Env/CI: inject PROXY_URL via --dart-define per flavor (dev/stage/prod).

Observability and analytics

Log latency, tokens, and error codes at the proxy.
Capture client UX metrics (TTFT, drop‑offs, retries) with privacy in mind.
Add a “Was this helpful?” rating per response to improve prompts.

Common pitfalls

Storing secrets in the app. Fix: always go through a proxy.
Freezing the UI on large JSON payloads. Fix: parse in an isolate.
Unbounded histories causing token blow‑ups. Fix: summarize and window.
Ignoring error states. Fix: design for rate limits, timeouts, and partial outputs.

A minimal end‑to‑end flow

User types a message; add it to local state.
Flutter posts messages to /v1/chat/stream on your proxy.
Proxy validates auth, selects a model, starts a streaming request upstream.
Tokens stream back as SSE; Flutter updates the assistant bubble in place.
On completion, persist the exchange locally and optionally sync a summary to the backend.

Extending the app

Multimodal: attach images/audio, display provider captions or transcripts inline.
Tools/functions: let the model call weather, calendar, or custom APIs through the proxy with strict schemas.
Memory: store user preferences as structured facts rather than raw prompt text.

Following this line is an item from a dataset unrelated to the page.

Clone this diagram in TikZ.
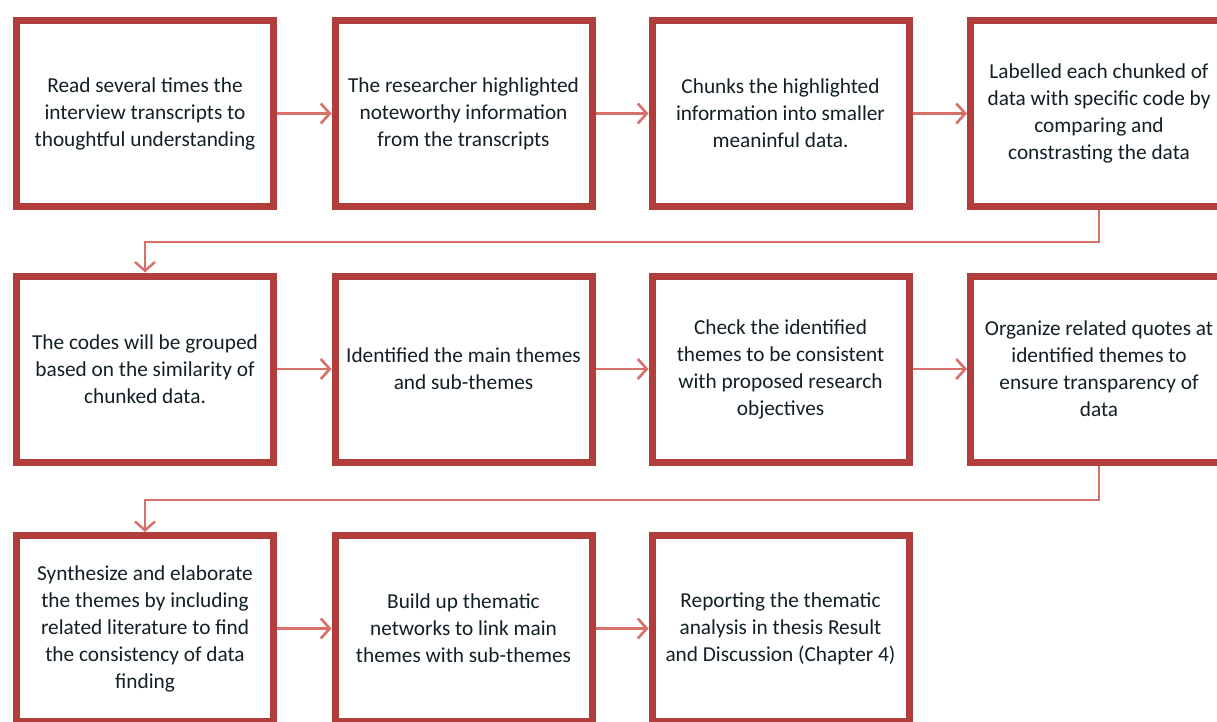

Starter backlog you can ship this week

Day 1–2: Scaffold Flutter app, Riverpod, chat UI, and Cloudflare Worker proxy.
Day 3: Streaming end‑to‑end with proper error handling and retries.
Day 4: Local persistence with Hive + session list; basic rate limiting in proxy.
Day 5: Voice input/output; simple analytics and feedback chip.

Conclusion

Flutter is a pragmatic foundation for AI apps: one codebase, native performance, and flexible integration with cloud and on‑device intelligence. Keep secrets server‑side, stream everything, measure relentlessly, and design for change—because your provider lineup will evolve. With the patterns here, you can deliver a responsive AI assistant today and keep iterating as models and hardware improve.